In response, city representatives tabled the project indefinitely. Money earmarked for Point construction will go toward other projects, according to park officials.
“The city is ignoring the last six months of progress, reneging on its agreement to collaborate with the community, violating federal law, and worst, going back to strong-arm tactics: intimidation and threats,” said Greg Lane, spokesman for the Community Task Force on Promontory Point.
In reaction to the negotiation breakdown, Fifth Ward Alderman Leslie Hairston called a meeting of the principal parties, and she has required the city to follow through on its commitment to involve the residents of Hyde Park in the discussion. Hairston has also required the final decision to be presented to an independent third party for review.
A 1994 memorandum of agreement between The Advisory Council on Historic Preservation, The City of Chicago, the Chicago Park District, and the Army Corps of Engineers, established that the city’s concrete revetment would violate federal law. The agreement states that a repaired revetment “will match the existing” one, in accordance with the recommendations of the secretary of the Interior’s “Standards and Guidelines for Archeology and Historic Preservation.”
The city’s proposal was rejected amidst strong claims from the community that the integrity of the data collected by the Chicago-hired STS Consultants LTD was inaccurate. Lane said that the engineers have a reputation for having “sloppy data at best, and misrepresenting the facts at worst.”
Cyril Gavin, an engineer hired by the task force, compiled an extensive list of the inconsistencies and illogic behind the city’s data. The city claims the Point has been renovated five times since it was built, while Galvin finds only one documented renovation. STS claims that the crane would need to be able to lift 18 tons, but Galvin argues that the blocks will weigh at most eight tons.
Julian Greene, a spokesman for the Chicago Park District, called the city’s engineers “highly qualified.”
Based on this report, David Doig, the now ex-commissioner of the Park District, offered the two-step compromise, which was the proposal the city first set forth in August before a mediator was hired, according to Lane. The task force said the community would be unlikely to accept such a plan.
On January 21 at a meeting of the Promontory Point Working Group, three teams of engineers were dispatched to develop a “design basis” for the Point. The three separate teams were hired by the Park District, the Community Task Force on Promontory Point, and Jamie Kalven, the hired mediator.
At this meeting, Doig reaffirmed the city’s commitment to work with the community, and to the preservation of Promontory Point.
The Promontory Point Working Group is composed of the Chicago Park District, the Community Task Force on the Promontory Point, the Army Corps of Engineers, and Kalven.
The January 21 meeting billed the presentation of the project to occur on January 27. Between the two meetings, the city engineers went on a ski trip, returning to work the day before the meeting, and were unable to be reached during that time.
The city’s engineers say, however, that the community and mediator’s engineers declined to meet with them during the interval.
Without any interaction or discussion between the parties, STS Consultants LTD went ahead and made the presentation to the Working Group. The company’s presentation, a feasibility survey of the community’s proposal, stated that the proposal was “structurally unsound and not a responsible plan,” Green said.

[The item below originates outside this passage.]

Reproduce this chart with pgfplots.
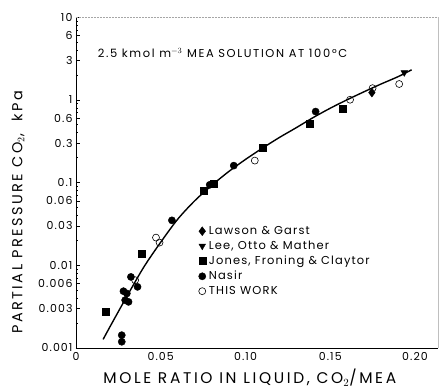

Lane countered: “Everybody knows that the preservation is affordable, build-able, maintainable, and do-able. The community has raised $60,000 and hired many outside, independent experts to prove the city wrong.”
He went on to detail STS Consultants LTD’s reputation, and said an independent California contractor and the Army Corps of Engineers had already said that preservation was feasible.

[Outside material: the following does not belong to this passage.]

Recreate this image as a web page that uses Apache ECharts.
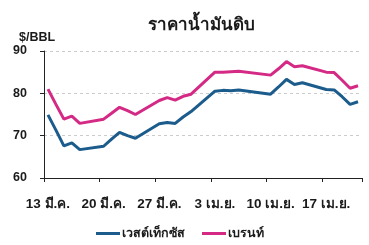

Lane also detailed the cost problems associated with building the project this year. The federally funded Army Corps of Engineers, which will be footing an unknown portion of the bill for the revetment, has had its funding reduced by $15 million.
Given the lack of a concrete proposal and lack of funds, tabling the project would ensure that other projects are completed.
Lane, who just returned from Washington, D.C., said he has an oral commitment from the local congressman, Representative Jesse Jackson, Jr. Jackson backed his commitment to the preservation of the Point and said he had a commitment form the Army Corps of Engineers to restrict funding on a local and national level if the law is not respected.